The resolution’s practical effect is limited. It carries the weight of a congressional directive but lacks the enforcement mechanisms of a binding statute. Trump can ignore it, and his legal team is preparing arguments to challenge the War Powers Act itself if Congress attempts to force compliance. But the political message is unmistakable. A majority of both chambers of Congress has now voted to declare that the president is waging an unauthorized war.
Symbolic or not, the resolution reveals something deeper about the political landscape. War fatigue has set in not just among the public but within the institutions of government. The bipartisan coalition that formed around this resolution was once unthinkable. That it now exists at all speaks to the scale of the discontent.

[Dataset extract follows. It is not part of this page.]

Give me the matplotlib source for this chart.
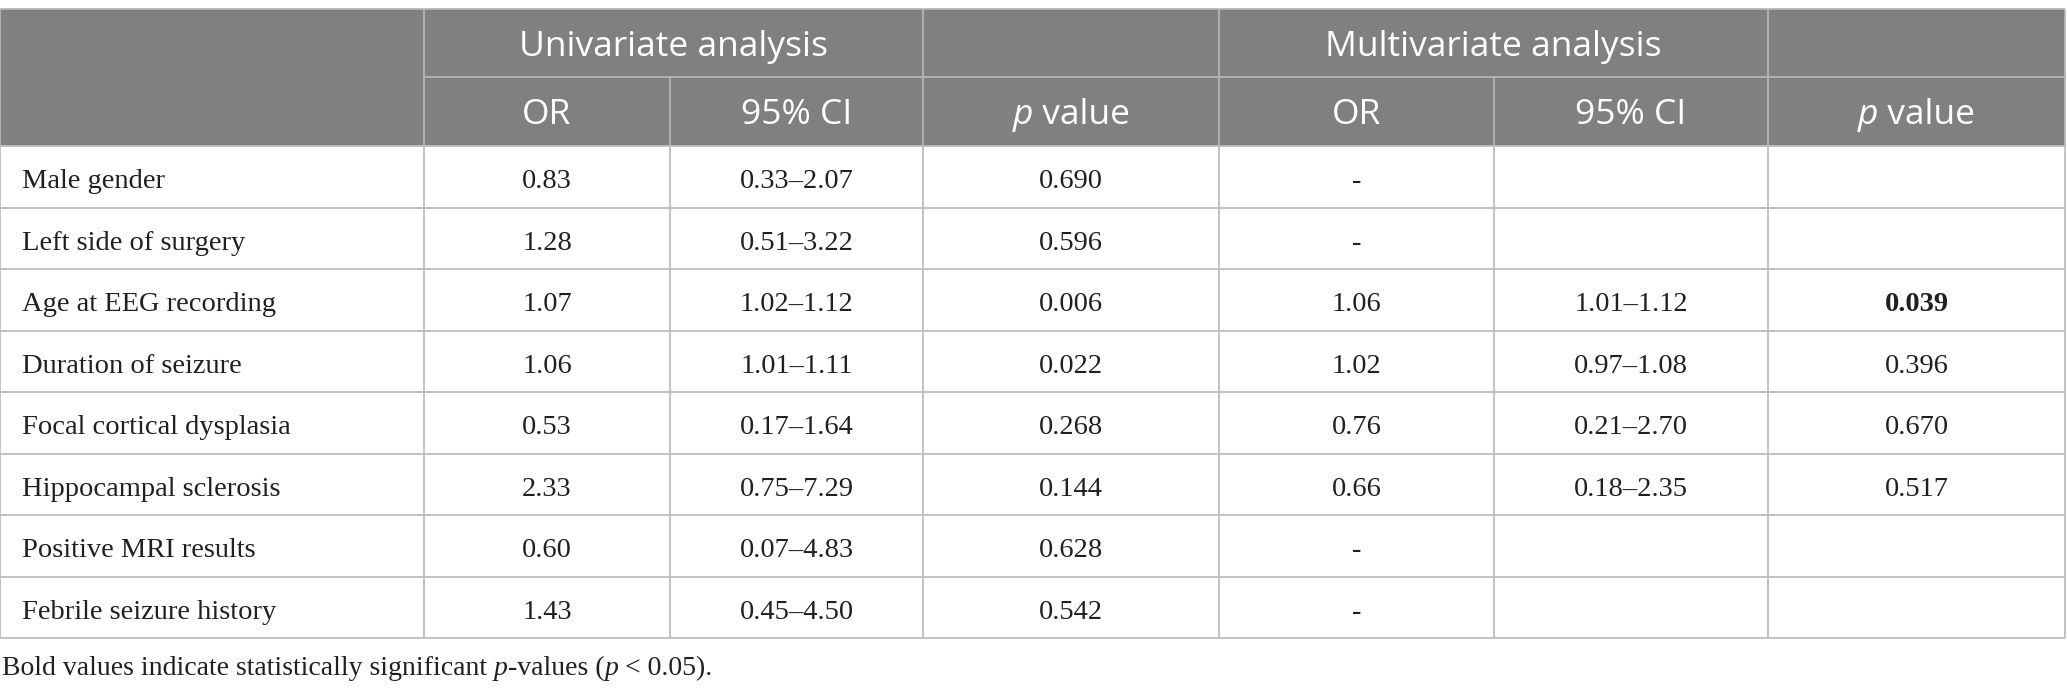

Going forward, the resolution sets the stage for a broader constitutional confrontation. If Trump continues military operations without congressional approval, Democrats could seek to test the War Powers Act in federal court, though legal experts caution that the judiciary has historically been reluctant to intervene in questions of war and foreign policy. In the meantime, the administration’s negotiating team in Switzerland has been handed an implicit deadline: show progress toward a diplomatic resolution, or watch congressional dissent continue to grow.
For a president who has built his political identity around strength and decisiveness, the resolution is a reminder that even the most powerful executive can lose the room. Whether it changes anything on the ground in Iran is another question entirely.